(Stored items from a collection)
──────

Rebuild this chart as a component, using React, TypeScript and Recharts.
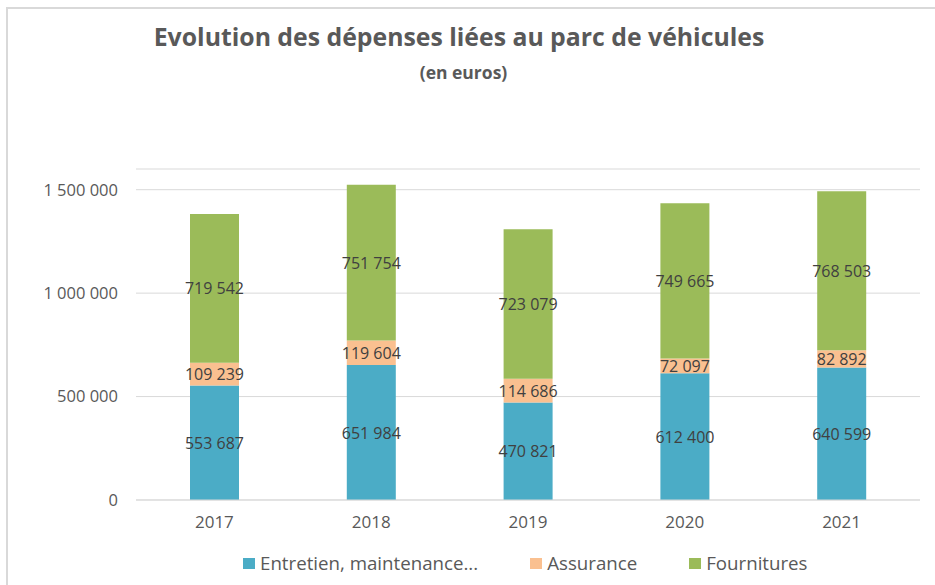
import { BarChart, Bar, XAxis, YAxis, CartesianGrid, LabelList } from "recharts";

const YEARS = ["2017", "2018", "2019", "2020", "2021"];
const ENTRETIEN = [553687, 651984, 470821, 612400, 640599];
const ASSURANCE = [109239, 119604, 114686, 72097, 82892];
const FOURNITURES = [719542, 751754, 723079, 749665, 768503];
const Y_TICKS = [0, 500000, 1000000, 1500000];

const SERIES = [
  { key: "entretien", label: "Entretien, maintenance...", color: "#4BACC6" },
  { key: "assurance", label: "Assurance", color: "#FAC090" },
  { key: "fournitures", label: "Fournitures", color: "#9BBB59" },
];

const data = YEARS.map((year, i) => ({
  year,
  entretien: ENTRETIEN[i],
  assurance: ASSURANCE[i],
  fournitures: FOURNITURES[i],
}));

const FONT = "'Open Sans', sans-serif";

// French thousands separator with a plain space
const fmt = (v: unknown) =>
  String(Math.round(Number(v))).replace(/\B(?=(\d{3})+(?!\d))/g, " ");

// centered label, no wrapping inside the narrow bar
const renderLabel = (props: any) => {
  const { x, y, width, height, value } = props;
  return (
    <text
      x={Number(x) + Number(width) / 2}
      y={Number(y) + Number(height) / 2}
      textAnchor="middle"
      dominantBaseline="central"
      fontSize={16}
      fontFamily={FONT}
      fill="#404040"
    >
      {fmt(value)}
    </text>
  );
};

export default function App() {
  return (
    <div
      style={{
        position: "absolute",
        left: 0,
        top: 0,
        width: 935,
        height: 585,
        background: "#fff",
        fontFamily: FONT,
        overflow: "hidden",
      }}
    >
      {/* chart frame */}
      <div
        style={{
          position: "absolute",
          left: 6,
          top: 7,
          width: 940,
          height: 600,
          borderLeft: "2px solid #d9d9d9",
          borderTop: "2px solid #d9d9d9",
        }}
      />
      <div
        style={{
          position: "absolute",
          left: 0,
          width: 918,
          top: 19,
          textAlign: "center",
          fontSize: 24.8,
          lineHeight: "34px",
          fontWeight: 700,
          color: "#595959",
        }}
      >
        Evolution des dépenses liées au parc de véhicules
      </div>
      <div
        style={{
          position: "absolute",
          left: 0,
          width: 927,
          top: 60,
          textAlign: "center",
          fontSize: 17.5,
          lineHeight: "24px",
          fontWeight: 700,
          color: "#595959",
        }}
      >
        (en euros)
      </div>

      <div style={{ position: "absolute", left: 0, top: 0 }}>
        <BarChart
          width={935}
          height={585}
          data={data}
          margin={{ top: 169, right: 15, bottom: 55, left: 16 }}
          barSize={49}
        >
          <CartesianGrid vertical={false} stroke="#d9d9d9" />
          <XAxis
            dataKey="year"
            height={30}
            tickLine={false}
            axisLine={{ stroke: "#d9d9d9" }}
            tickMargin={10}
            tick={{ fontSize: 17, fill: "#595959", fontFamily: FONT }}
          />
          <YAxis
            width={120}
            domain={[0, 1600000]}
            ticks={Y_TICKS}
            interval={0}
            tickLine={false}
            axisLine={false}
            tickMargin={12}
            tickFormatter={fmt}
            tick={{ fontSize: 16.5, fill: "#595959", fontFamily: FONT }}
          />
          {SERIES.map((s) => (
            <Bar
              key={s.key}
              dataKey={s.key}
              stackId="a"
              fill={s.color}
              isAnimationActive={false}
            >
              <LabelList dataKey={s.key} content={renderLabel} />
            </Bar>
          ))}
        </BarChart>
      </div>

      {/* legend */}
      <div
        style={{
          position: "absolute",
          left: 243,
          top: 551,
          display: "flex",
          gap: 52,
          fontSize: 18.7,
          lineHeight: "24px",
          color: "#595959",
          whiteSpace: "nowrap",
        }}
      >
        {SERIES.map((s) => (
          <div key={s.key} style={{ display: "flex", alignItems: "center" }}>
            <span
              style={{
                width: 12,
                height: 11,
                background: s.color,
                display: "inline-block",
                marginRight: 5,
              }}
            />
            {s.label}
          </div>
        ))}
      </div>
    </div>
  );
}
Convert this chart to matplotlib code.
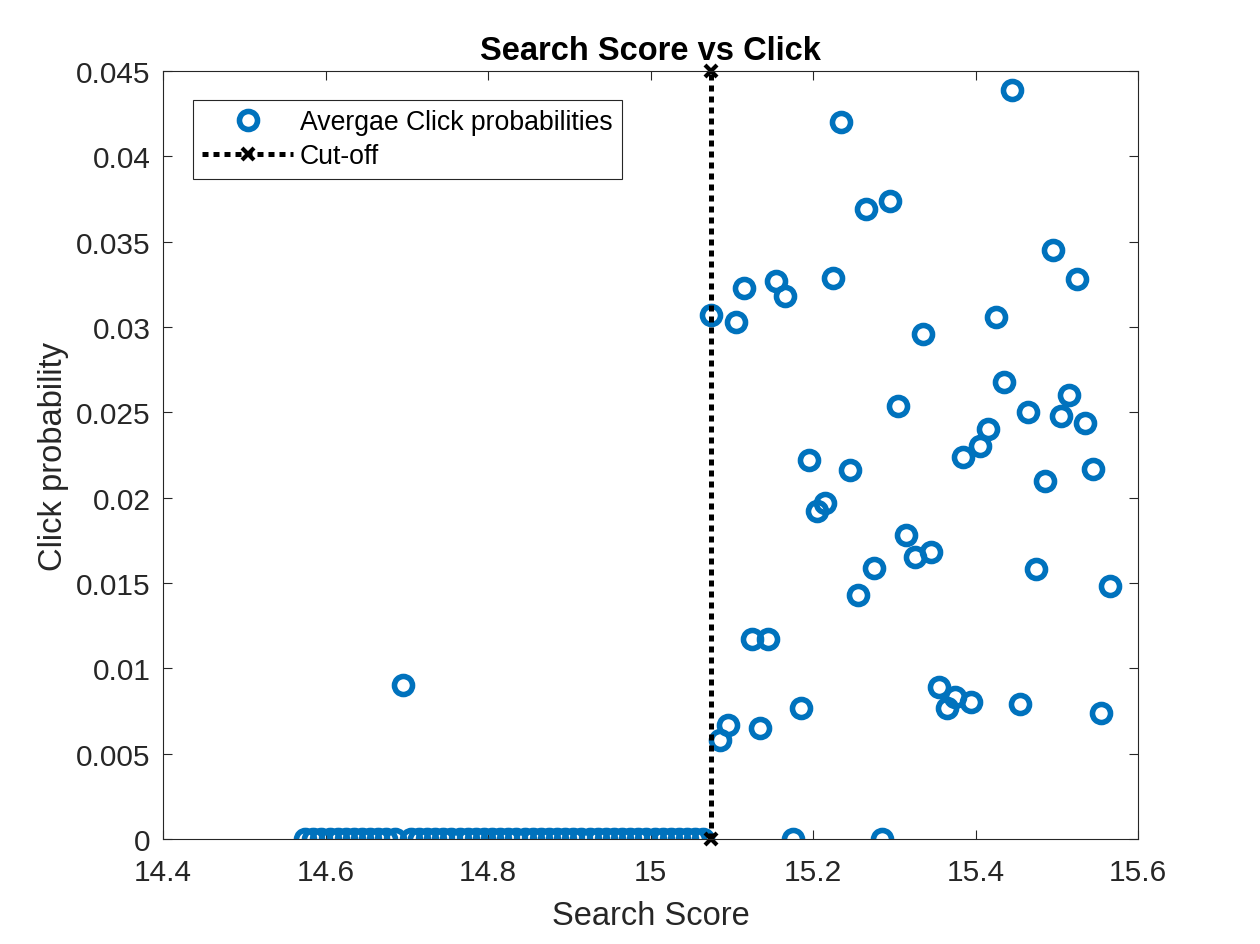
import matplotlib
matplotlib.use('Agg')

import matplotlib.pyplot as plt
from matplotlib.ticker import FormatStrFormatter

# search score bins (x) and average click probability (y)
score = [14.575, 14.585, 14.595, 14.605, 14.615, 14.625, 14.635, 14.645, 14.655, 14.665,
         14.675, 14.685, 14.695, 14.705, 14.715, 14.725, 14.735, 14.745, 14.755, 14.765,
         14.775, 14.785, 14.795, 14.805, 14.815, 14.825, 14.835, 14.845, 14.855, 14.865,
         14.875, 14.885, 14.895, 14.905, 14.915, 14.925, 14.935, 14.945, 14.955, 14.965,
         14.975, 14.985, 14.995, 15.005, 15.015, 15.025, 15.035, 15.045, 15.055, 15.065,
         15.075, 15.085, 15.095, 15.105, 15.115, 15.125, 15.135, 15.145, 15.155, 15.165,
         15.175, 15.185, 15.195, 15.205, 15.215, 15.225, 15.235, 15.245, 15.255, 15.265,
         15.275, 15.285, 15.295, 15.305, 15.315, 15.325, 15.335, 15.345, 15.355, 15.365,
         15.375, 15.385, 15.395, 15.405, 15.415, 15.425, 15.435, 15.445, 15.455, 15.465,
         15.475, 15.485, 15.495, 15.505, 15.515, 15.525, 15.535, 15.545, 15.555, 15.565]
click_prob = [0, 0, 0, 0, 0, 0, 0, 0, 0, 0,
              0, 0, 0.0090, 0, 0, 0, 0, 0, 0, 0,
              0, 0, 0, 0, 0, 0, 0, 0, 0, 0,
              0, 0, 0, 0, 0, 0, 0, 0, 0, 0,
              0, 0, 0, 0, 0, 0, 0, 0, 0, 0,
              0.0307, 0.0058, 0.0067, 0.0303, 0.0323, 0.0117, 0.0065, 0.0117, 0.0327, 0.0318,
              0, 0.0077, 0.0222, 0.0192, 0.0197, 0.0329, 0.0420, 0.0216, 0.0143, 0.0369,
              0.0159, 0, 0.0374, 0.0254, 0.0178, 0.0165, 0.0296, 0.0168, 0.0089, 0.0077,
              0.0083, 0.0224, 0.0080, 0.0230, 0.0240, 0.0306, 0.0268, 0.0439, 0.0079, 0.0250,
              0.0158, 0.0210, 0.0345, 0.0248, 0.0260, 0.0328, 0.0244, 0.0217, 0.0074, 0.0148]

cutoff_x = [15.075, 15.075]
cutoff_y = [0, 0.045]

xticks = [14.4, 14.6, 14.8, 15.0, 15.2, 15.4, 15.6]
yticks = [0, 0.005, 0.01, 0.015, 0.02, 0.025, 0.03, 0.035, 0.04, 0.045]

plt.rcParams['font.family'] = ['Liberation Sans', 'DejaVu Sans']
dark = '#262626'

fig = plt.figure(figsize=(12.6, 9.45), dpi=100)
ax = fig.add_axes([0.1294, 0.1111, 0.7738, 0.8127])

ax.plot(score, click_prob, linestyle='none', marker='o', markersize=13,
        markerfacecolor='none', markeredgecolor='#0072BD', markeredgewidth=4,
        label='Avergae Click probabilities')
ax.plot(cutoff_x, cutoff_y, color='black', linewidth=3.6, linestyle=(0, (1.2, 1.0)),
        marker='x', markersize=9, markeredgewidth=3, label='Cut-off', clip_on=False)

ax.set_xlim(14.4, 15.6)
ax.set_ylim(0, 0.045)
ax.set_xticks(xticks)
ax.set_yticks(yticks)
ax.xaxis.set_major_formatter(FormatStrFormatter('%g'))
ax.yaxis.set_major_formatter(FormatStrFormatter('%g'))
ax.tick_params(direction='in', length=6.5, width=0.8, colors=dark, labelsize=21.5,
               top=True, right=True)
ax.tick_params(axis='x', pad=14)
ax.tick_params(axis='y', pad=9)
for s in ax.spines.values():
    s.set_color(dark)
    s.set_linewidth(0.8)

ax.set_title('Search Score vs Click', fontsize=23.5, fontweight='bold', color='black', pad=9)
ax.set_xlabel('Search Score', fontsize=23.5, color=dark, labelpad=10)
ax.set_ylabel('Click probability', fontsize=23.5, color=dark, labelpad=5)

leg = ax.legend(loc='upper left', bbox_to_anchor=(0.0308, 0.9622), borderaxespad=0,
                fontsize=19.2, handlelength=3.4, handletextpad=0.25, borderpad=0.35,
                labelspacing=0.3, fancybox=False, framealpha=1, edgecolor=dark)
leg.get_frame().set_linewidth(0.8)

fig.savefig('out.png', dpi=100)
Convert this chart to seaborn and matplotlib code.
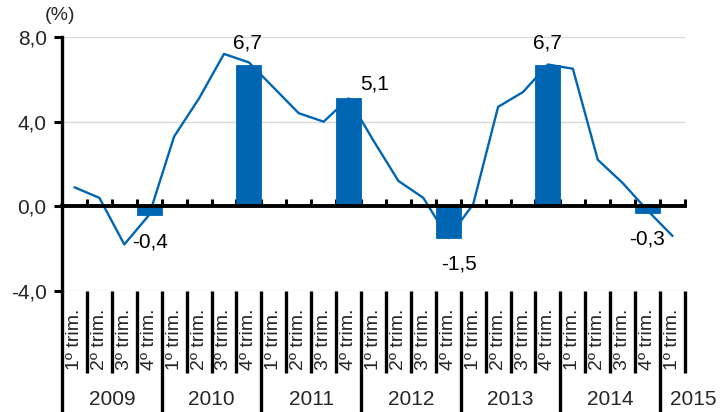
import numpy as np
import pandas as pd
import seaborn as sns
import matplotlib.pyplot as plt

# --- data ------------------------------------------------------------------
years = ["2009", "2010", "2011", "2012", "2013", "2014", "2015"]
quarter_labels = ["1º trim.", "2º trim.", "3º trim.", "4º trim."] * 6 + ["1º trim."]
quarterly_growth = [0.9, 0.4, -1.8, -0.4, 3.3, 5.1, 7.2, 6.8, 5.6, 4.4, 4.0, 5.1,
                    3.1, 1.2, 0.4, -1.5, 0.1, 4.7, 5.4, 6.7, 6.5, 2.2, 1.1, -0.2, -1.4]
annual_growth = [-0.4, 6.7, 5.1, -1.5, 6.7, -0.3]
y_ticks = [-4.0, 0.0, 4.0, 8.0]

# label offsets (dx, dy) from each annual bar
label_offsets = [(0.03, -1.27), (-0.04, 1.0), (1.06, 0.68),
                 (0.45, -1.21), (-0.02, 1.0), (-0.04, -1.23)]

BLUE = "#0066b3"

sns.set_theme(style="white")
plt.rcParams["font.family"] = ["Liberation Sans", "DejaVu Sans"]

fig = plt.figure(figsize=(7.2, 4.12), dpi=100)
ax = fig.add_axes([62 / 720, 1 - 291 / 412, 623 / 720, 254 / 412])

n = len(quarterly_growth)
pos = np.arange(n)
bar_pos = pos[3::4]

line_df = pd.DataFrame({"pos": pos, "growth": quarterly_growth})
bar_df = pd.DataFrame({"pos": bar_pos, "growth": annual_growth})

sns.barplot(data=bar_df, x="pos", y="growth", native_scale=True, width=0.25,
            color=BLUE, saturation=1, edgecolor=BLUE, linewidth=0.6, ax=ax, zorder=2)
sns.lineplot(data=line_df, x="pos", y="growth", color=BLUE, linewidth=1.7,
             ax=ax, zorder=3)

ax.set_xlim(-0.5, n - 0.5)
ax.set_ylim(-4, 8)
ax.set_xlabel("")
ax.set_ylabel("")

# axes styling
for side in ["top", "right"]:
    ax.spines[side].set_visible(False)
ax.spines["left"].set_linewidth(2.4)
ax.spines["left"].set_color("black")
ax.spines["bottom"].set_position(("data", 0))
ax.spines["bottom"].set_linewidth(2.8)
ax.spines["bottom"].set_color("black")
ax.spines["bottom"].set_zorder(4)

ax.set_yticks(y_ticks)
ax.set_yticklabels([f"{v:.1f}".replace(".", ",") for v in y_ticks])
ax.tick_params(axis="y", direction="out", length=6, width=2.2, color="black",
               labelsize=15, pad=5, left=True)
ax.set_xticks(np.arange(0.5, n, 1.0))
ax.set_xticklabels([])
ax.tick_params(axis="x", direction="in", length=5, width=2.2, color="black", bottom=True)

ax.yaxis.grid(True, color="#d9d9d9", linewidth=1)
ax.xaxis.grid(False)
ax.set_axisbelow(True)

# value labels
for x, v, (dx, dy) in zip(bar_pos, annual_growth, label_offsets):
    ax.text(x + dx, v + dy, f"{v:.1f}".replace(".", ","), ha="center", va="center",
            fontsize=15, color="black")

fig.text(60 / 720, 1 - 15.5 / 412, "(%)", ha="center", va="center", fontsize=14)

# category table under the plot
trans = ax.get_xaxis_transform()
for b in np.arange(-0.5, n, 1.0):
    long_line = (b + 0.5) % 4 == 0 and b < n - 1
    y_end = -0.5 if long_line else -0.323
    ax.plot([b, b], [0, y_end], transform=trans, color="black", lw=2.4,
            clip_on=False, solid_capstyle="butt")

for i, q in enumerate(quarter_labels):
    ax.text(i, -0.311, q, transform=trans, rotation=90, ha="center", va="bottom",
            fontsize=14)

for k, yr in enumerate(years):
    xc = 4 * k + 1.5 if k < len(years) - 1 else n - 1 + 0.82
    ax.text(xc, -0.429, yr, transform=trans, ha="center", va="center", fontsize=15)

fig.savefig("out.png", dpi=100)
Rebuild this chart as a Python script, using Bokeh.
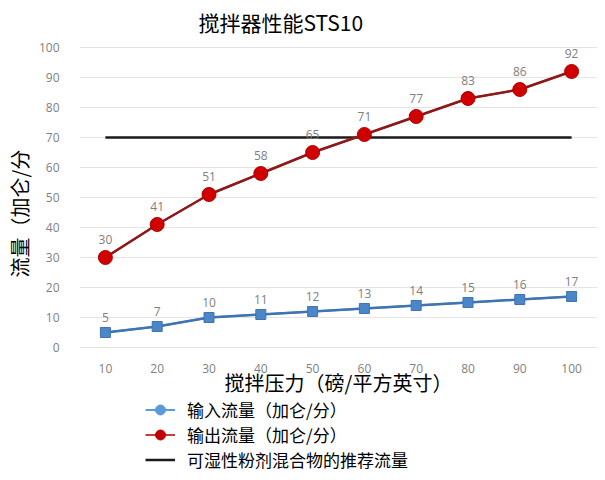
from bokeh.plotting import figure
from bokeh.models import Range1d, Legend, LegendItem, ColumnDataSource, FixedTicker, Title
from bokeh.core.properties import value
from bokeh.embed import file_html
from bokeh.resources import INLINE

pressure = [10, 20, 30, 40, 50, 60, 70, 80, 90, 100]
inflow = [5, 7, 10, 11, 12, 13, 14, 15, 16, 17]
outflow = [30, 41, 51, 58, 65, 71, 77, 83, 86, 92]
recommended = [70, 70]
rec_x = [10, 100]
y_ticks = [0, 10, 20, 30, 40, 50, 60, 70, 80, 90, 100]

title_text = "搅拌器性能STS10"
x_label = "搅拌压力（磅/平方英寸）"
y_label = "流量（加仑/分"
names = ["输入流量（加仑/分）", "输出流量（加仑/分）", "可湿性粉剂混合物的推荐流量"]

CJK = "Noto Sans CJK SC"
LAT = "Open Sans"

p = figure(width=597, height=472, output_backend="svg", toolbar_location=None,
           x_range=Range1d(5, 105), y_range=Range1d(-41.67, 102),
           min_border_left=71, min_border_right=0, min_border_top=33, min_border_bottom=0)
p.outline_line_color = None
p.background_fill_color = "white"

t = Title(text=title_text, text_font=CJK, text_font_size="21px", text_font_style="normal",
          text_color="black", align="left", offset=119, standoff=9)
p.add_layout(t, "above")

# axes
p.xaxis.ticker = FixedTicker(ticks=pressure)
p.yaxis.ticker = FixedTicker(ticks=y_ticks)
p.xaxis.fixed_location = 0
for ax in (p.xaxis[0], p.yaxis[0]):
    ax.axis_line_color = None
    ax.major_tick_line_color = None
    ax.minor_tick_line_color = None
    ax.major_label_text_color = "#7f7f7f"
    ax.major_label_text_font = LAT
    ax.major_label_text_font_size = "12px"
    ax.axis_label_text_font = CJK
    ax.axis_label_text_font_size = "20px"
    ax.axis_label_text_font_style = "normal"
    ax.axis_label_text_color = "black"
p.xaxis.axis_label = x_label
p.xaxis.major_label_standoff = 11
p.xaxis.axis_label_standoff = -9
p.yaxis.major_label_standoff = 14

yt = Title(text=y_label, text_font=CJK, text_font_size="20px", text_font_style="normal",
           text_color="black", align="left", offset=195, standoff=4)
p.add_layout(yt, "left")

p.xgrid.grid_line_color = None
p.ygrid.grid_line_color = "#e4e4e4"
p.ygrid.grid_line_width = 1

# recommended line
r_rec = p.line(rec_x, recommended, line_color="#1a1a1a", line_width=2.5)

# inflow (legend look drawn underneath, then the visible series)
src_in = ColumnDataSource(dict(x=pressure, y=inflow, lab=[str(v) for v in inflow]))
lg_in_l = p.line("x", "y", source=src_in, line_color="#5b9bd5", line_width=2)
lg_in_m = p.scatter("x", "y", source=src_in, marker="circle", size=7,
                    fill_color="#5b9bd5", line_color="#5b9bd5")
p.line("x", "y", source=src_in, line_color="#3f74b0", line_width=2.5)
p.scatter("x", "y", source=src_in, marker="square", size=10, fill_color="#4a86c8",
          line_color="#3f74b0")
p.text("x", "y", text="lab", source=src_in, text_align="center", text_baseline="bottom",
       y_offset=-10, text_font=value(LAT), text_font_size="12px", text_color="#808080")

# outflow
src_out = ColumnDataSource(dict(x=pressure, y=outflow, lab=[str(v) for v in outflow]))
lg_out_l = p.line("x", "y", source=src_out, line_color="#c83c3c", line_width=2)
lg_out_m = p.scatter("x", "y", source=src_out, marker="circle", size=7,
                     fill_color="#c00000", line_color="#c00000")
p.line("x", "y", source=src_out, line_color="#8b1a1a", line_width=2.5)
p.scatter("x", "y", source=src_out, marker="circle", size=14, fill_color="#d00000",
          line_color="#b00000")
p.text("x", "y", text="lab", source=src_out, text_align="center", text_baseline="bottom",
       y_offset=-13, text_font=value(LAT), text_font_size="12px", text_color="#808080")

legend = Legend(items=[
    LegendItem(label=names[0], renderers=[lg_in_l, lg_in_m]),
    LegendItem(label=names[1], renderers=[lg_out_l, lg_out_m]),
    LegendItem(label=names[2], renderers=[r_rec]),
], location=(66, 0))
legend.border_line_color = None
legend.background_fill_alpha = 0
legend.padding = 0
legend.margin = 0
legend.spacing = 0
legend.label_height = 25
legend.glyph_height = 25
legend.glyph_width = 30
legend.label_standoff = 12
legend.label_text_font = CJK
legend.label_text_font_size = "17px"
legend.label_text_color = "black"
p.add_layout(legend, "center")

open("out.html", "w").write(file_html(p, INLINE))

──────

### Objective
Gather up every line from the listing above in which the word "using" occurs.

### Written solution
Rebuild this chart as a component, using React, TypeScript and Recharts.
Rebuild this chart as a Python script, using Bokeh.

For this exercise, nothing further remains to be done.